**SOURCE DATA:**
============
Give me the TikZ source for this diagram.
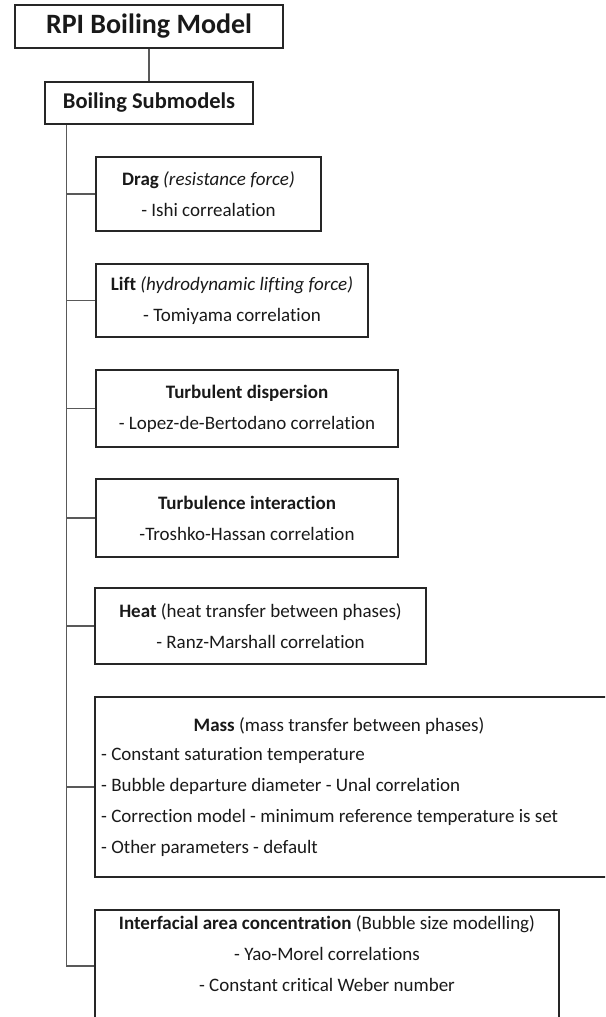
\documentclass[tikz,border=0pt]{standalone}
\usepackage{fontspec}
\setmainfont{Carlito}[Ligatures={TeX,NoCommon}]
\begin{document}
\begin{tikzpicture}[x=1pt,y=-1pt,
  box/.style={draw=black!85, line width=1.3pt, rectangle, inner sep=0pt, text=black!90, align=center},
  body/.style={font=\fontsize{19}{31}\selectfont},
  conn/.style={draw=black!65, line width=1.3pt}]
\useasboundingbox (0,0) rectangle (605,1017);
\clip (0,0) rectangle (605,1017);
\node[box, minimum width=268pt, minimum height=43pt, font=\fontsize{28}{32}\selectfont\bfseries] (rpi) at (149,26.5) {RPI Boiling Model};
\node[box, minimum width=208pt, minimum height=42pt, font=\fontsize{22.5}{26}\selectfont\bfseries] (sub) at (149,103) {Boiling Submodels};
\node[box, body, minimum width=225pt, minimum height=74pt] (drag) at (208.5,194) {\textbf{Drag} \textit{(resistance force)}\\- Ishi correalation};
\node[box, body, minimum width=272pt, minimum height=73pt] (lift) at (232,300.5) {\textbf{Lift} \textit{(hydrodynamic lifting force)}\\- Tomiyama correlation};
\node[box, body, minimum width=302pt, minimum height=77pt] (tdisp) at (247,408.5) {\textbf{Turbulent dispersion}\\- Lopez-de-Bertodano correlation};
\node[box, body, minimum width=302pt, minimum height=78pt] (tint) at (247,518) {\textbf{Turbulence interaction}\\-Troshko-Hassan correlation};
\node[box, body, minimum width=331pt, minimum height=76pt] (heat) at (260.5,626) {\textbf{Heat} (heat transfer between phases)\\- Ranz-Marshall correlation};
\node[box, minimum width=525pt, minimum height=180pt] (mass) at (357.5,787) {};
\node[body, text=black!90, inner sep=0pt] (masstitle) at (339,726) {\textbf{Mass} (mass transfer between phases)};
\node[body, text=black!90, inner sep=0pt, align=left, anchor=west] (masslist) at (101,801.5) {- Constant saturation temperature\\- Bubble departure diameter - Unal correlation\\- Correction model - minimum reference temperature is set\\- Other parameters - default};
\node[box, minimum width=464pt, minimum height=112pt] (inter) at (327,966) {};
\node[body, text=black!90, inner sep=0pt, align=center] (intertext) at (327,954) {\textbf{Interfacial area concentration} (Bubble size modelling)\\- Yao-Morel correlations\\- Constant critical Weber number};
\coordinate (t0) at ([xshift=22pt]sub.south west);
\draw[conn] (rpi.south) -- (sub.north);
\draw[conn] (t0) |- (inter.west);
\foreach \n in {drag,lift,tdisp,tint,heat,mass}
  \draw[conn] (t0 |- \n.west) -- (\n.west);
\end{tikzpicture}
\end{document}
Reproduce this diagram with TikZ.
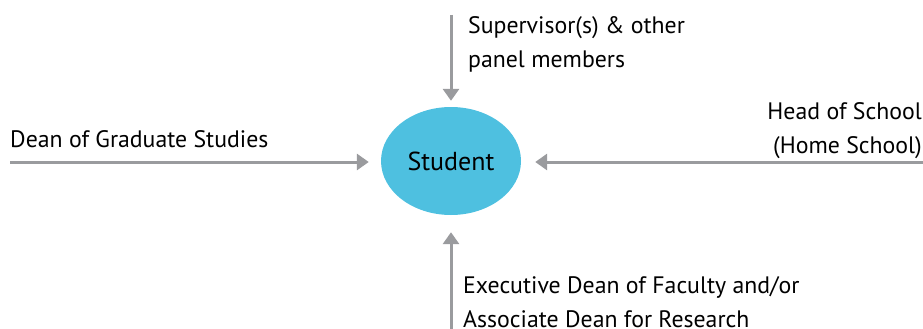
============
**TO DO:** Every entry must be written out exactly, with all pictures left out.

**SOLUTION TO THE PROBLEM:**
Give me the TikZ source for this diagram.
\documentclass[tikz,border=0pt]{standalone}
\usepackage{fontspec}
\setmainfont{Carlito}[Ligatures={TeX,NoCommon}]
\begin{document}
\begin{tikzpicture}[x=1pt,y=-1pt,
  box/.style={draw=black!85, line width=1.3pt, rectangle, inner sep=0pt, text=black!90, align=center},
  body/.style={font=\fontsize{19}{31}\selectfont},
  conn/.style={draw=black!65, line width=1.3pt}]
\useasboundingbox (0,0) rectangle (605,1017);
\clip (0,0) rectangle (605,1017);
\node[box, minimum width=268pt, minimum height=43pt, font=\fontsize{28}{32}\selectfont\bfseries] (rpi) at (149,26.5) {RPI Boiling Model};
\node[box, minimum width=208pt, minimum height=42pt, font=\fontsize{22.5}{26}\selectfont\bfseries] (sub) at (149,103) {Boiling Submodels};
\node[box, body, minimum width=225pt, minimum height=74pt] (drag) at (208.5,194) {\textbf{Drag} \textit{(resistance force)}\\- Ishi correalation};
\node[box, body, minimum width=272pt, minimum height=73pt] (lift) at (232,300.5) {\textbf{Lift} \textit{(hydrodynamic lifting force)}\\- Tomiyama correlation};
\node[box, body, minimum width=302pt, minimum height=77pt] (tdisp) at (247,408.5) {\textbf{Turbulent dispersion}\\- Lopez-de-Bertodano correlation};
\node[box, body, minimum width=302pt, minimum height=78pt] (tint) at (247,518) {\textbf{Turbulence interaction}\\-Troshko-Hassan correlation};
\node[box, body, minimum width=331pt, minimum height=76pt] (heat) at (260.5,626) {\textbf{Heat} (heat transfer between phases)\\- Ranz-Marshall correlation};
\node[box, minimum width=525pt, minimum height=180pt] (mass) at (357.5,787) {};
\node[body, text=black!90, inner sep=0pt] (masstitle) at (339,726) {\textbf{Mass} (mass transfer between phases)};
\node[body, text=black!90, inner sep=0pt, align=left, anchor=west] (masslist) at (101,801.5) {- Constant saturation temperature\\- Bubble departure diameter - Unal correlation\\- Correction model - minimum reference temperature is set\\- Other parameters - default};
\node[box, minimum width=464pt, minimum height=112pt] (inter) at (327,966) {};
\node[body, text=black!90, inner sep=0pt, align=center] (intertext) at (327,954) {\textbf{Interfacial area concentration} (Bubble size modelling)\\- Yao-Morel correlations\\- Constant critical Weber number};
\coordinate (t0) at ([xshift=22pt]sub.south west);
\draw[conn] (rpi.south) -- (sub.north);
\draw[conn] (t0) |- (inter.west);
\foreach \n in {drag,lift,tdisp,tint,heat,mass}
  \draw[conn] (t0 |- \n.west) -- (\n.west);
\end{tikzpicture}
\end{document}
Reproduce this diagram with TikZ.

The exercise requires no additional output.